For those images you posted just now? That’s taking $6,500 out on the front lawn and burning it. Well, maybe pooping on it first, then burning it.

DIGLLOYD: not for Leica collectors—they’re loving it (isn’t that the phrase McDonald’ uses? Which seems appropriate compared to regular Leica glass).

Peter K writes:

This comparison is not completely fair, because in 1930 Leica introduced this LEICA Thambar 90mm/2.2 only as a soft-focus lens and not as a 'normal' lens.

I have to admit that until today I haven’t seen a single picture made with the LEICA Thambar 90mm/2.2 that makes me smile]. In 1931 Leica had a 'normal' LEICA Elmar 90mm/4.0 in their program. You can assume this lens gives different results compared with the LEICA Thambar 90mm/2.2.
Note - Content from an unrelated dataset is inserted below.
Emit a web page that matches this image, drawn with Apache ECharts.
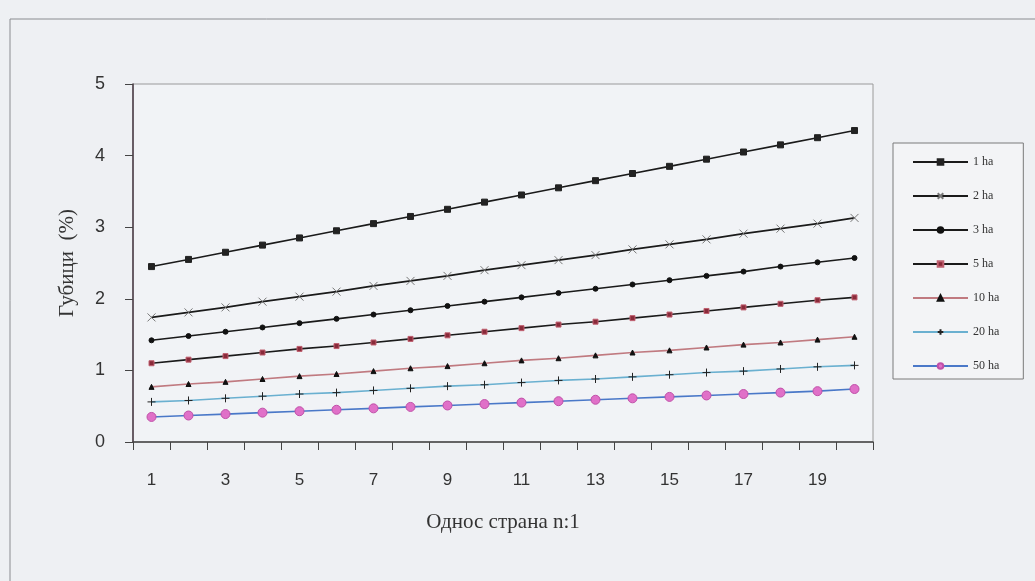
<!DOCTYPE html>
<html>
<head>
<meta charset="utf-8">
<script src="https://cdn.jsdelivr.net/npm/echarts@6/dist/echarts.min.js"></script>
<style>
  html, body { margin: 0; padding: 0; background: #eef0f3; }
  #container { width: 1035px; height: 581px; }
</style>
</head>
<body>
<div id="container"></div>
<script>
// однос страна n:1
var categories = ['1','2','3','4','5','6','7','8','9','10','11','12','13','14','15','16','17','18','19','20'];

var ha1  = [2.45,2.55,2.65,2.75,2.85,2.95,3.05,3.15,3.25,3.35,3.45,3.55,3.65,3.75,3.85,3.95,4.05,4.15,4.25,4.35];
var ha2  = [1.74,1.81,1.88,1.96,2.03,2.10,2.18,2.25,2.32,2.40,2.47,2.54,2.61,2.69,2.76,2.83,2.91,2.98,3.05,3.13];
var ha3  = [1.42,1.48,1.54,1.60,1.66,1.72,1.78,1.84,1.90,1.96,2.02,2.08,2.14,2.20,2.26,2.32,2.38,2.45,2.51,2.57];
var ha5  = [1.10,1.15,1.20,1.25,1.30,1.34,1.39,1.44,1.49,1.54,1.59,1.64,1.68,1.73,1.78,1.83,1.88,1.93,1.98,2.02];
var ha10 = [0.77,0.81,0.84,0.88,0.92,0.95,0.99,1.03,1.06,1.10,1.14,1.17,1.21,1.25,1.28,1.32,1.36,1.39,1.43,1.47];
var ha20 = [0.56,0.58,0.61,0.64,0.67,0.69,0.72,0.75,0.78,0.80,0.83,0.86,0.88,0.91,0.94,0.97,0.99,1.02,1.05,1.07];
var ha50 = [0.35,0.37,0.39,0.41,0.43,0.45,0.47,0.49,0.51,0.53,0.55,0.57,0.59,0.61,0.63,0.65,0.67,0.69,0.71,0.74];

var yTicks = [0, 1, 2, 3, 4, 5];

var crossPath = 'path://M0,0L10,10M10,0L0,10';
var plusPath = 'path://M5,0L5,10M0,5L10,5';

function line(name, data, lineColor, symbol, size, fill, border) {
    return {
        name: name,
        type: 'line',
        data: data,
        symbol: symbol,
        symbolSize: size,
        showAllSymbol: true,
        lineStyle: { color: lineColor, width: 1.6 },
        itemStyle: {
            color: fill,
            borderColor: border,
            borderWidth: 1
        }
    };
}

var myChart = echarts.init(document.getElementById('container'));
var option = {
    animation: false,
    backgroundColor: '#eef0f3',
    textStyle: { fontFamily: 'Liberation Sans' },
    graphic: [{
        type: 'rect',
        shape: { x: 10, y: 19, width: 1040, height: 580 },
        style: { fill: 'none', stroke: '#8a8c90', lineWidth: 1 },
        silent: true
    }],
    grid: {
        left: 133,
        top: 84,
        right: 162,
        bottom: 139,
        show: true,
        backgroundColor: '#f1f3f6',
        borderColor: '#9a9a9a',
        borderWidth: 1
    },
    legend: {
        orient: 'vertical',
        left: 893,
        top: 143,
        itemWidth: 55,
        itemHeight: 7,
        itemGap: 22,
        padding: [13, 24, 7, 19],
        backgroundColor: '#f3f4f6',
        borderColor: '#7a7a7a',
        borderWidth: 1,
        textStyle: { fontFamily: 'Liberation Serif', fontSize: 12, color: '#333' },
        data: ['1 ha', '2 ha', '3 ha', '5 ha', '10 ha', '20 ha', '50 ha']
    },
    xAxis: {
        type: 'category',
        data: categories,
        boundaryGap: true,
        name: 'Однос страна n:1',
        nameLocation: 'middle',
        nameGap: 70,
        nameTextStyle: { fontFamily: 'Liberation Serif', fontSize: 21, color: '#333' },
        axisLine: { lineStyle: { color: '#444', width: 1.5 } },
        axisTick: { show: true, interval: 0, length: 8, lineStyle: { color: '#444' } },
        axisLabel: { interval: 1, margin: 30, fontSize: 17, color: '#333' },
        splitLine: { show: false }
    },
    yAxis: {
        type: 'value',
        min: yTicks[0],
        max: yTicks[yTicks.length - 1],
        interval: 1,
        name: 'Губици  (%)',
        nameLocation: 'middle',
        nameGap: 55,
        nameTextStyle: { fontFamily: 'Liberation Serif', fontSize: 21, color: '#333' },
        axisLine: { show: true, lineStyle: { color: '#4a3a44', width: 1.5 } },
        axisTick: { show: true, length: 8, lineStyle: { color: '#444' } },
        axisLabel: { margin: 28, fontSize: 18, color: '#333' },
        splitLine: { show: false }
    },
    series: [
        line('1 ha', ha1, '#1a1a1a', 'rect', 6, '#222', '#222'),
        line('2 ha', ha2, '#1a1a1a', crossPath, 8, 'rgba(0,0,0,0)', '#777'),
        line('3 ha', ha3, '#1a1a1a', 'circle', 5, '#111', '#111'),
        line('5 ha', ha5, '#1a1a1a', 'rect', 5, '#8a2a3a', '#c06070'),
        line('10 ha', ha10, '#c07a80', 'triangle', 5, '#111', '#111'),
        line('20 ha', ha20, '#6ab0d0', plusPath, 8, 'rgba(0,0,0,0)', '#222'),
        line('50 ha', ha50, '#4a78c8', 'circle', 9, '#e070c8', '#c050a8')
    ]
};
myChart.setOption(option);
</script>
</body>
</html>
DIGLLOYD: also, Leica has single-coated the lens elements on the modern Thamber. Also, an f/4 lens is necessarily better, and indeed the Thambar 90/2.2 improves a lot by f/4, though it is still a very weak performer.

Jason W writes:

I agree with your evaluation of the subject qualities of the Thambar, but couldn't one produce a highly similar diffusion effect with a $20 pro mist filter?

DIGLLOYD: probably the mist filter would be sharper, and different as well, which does not mean less pleasing. I was thinking of vaseline on a filter also.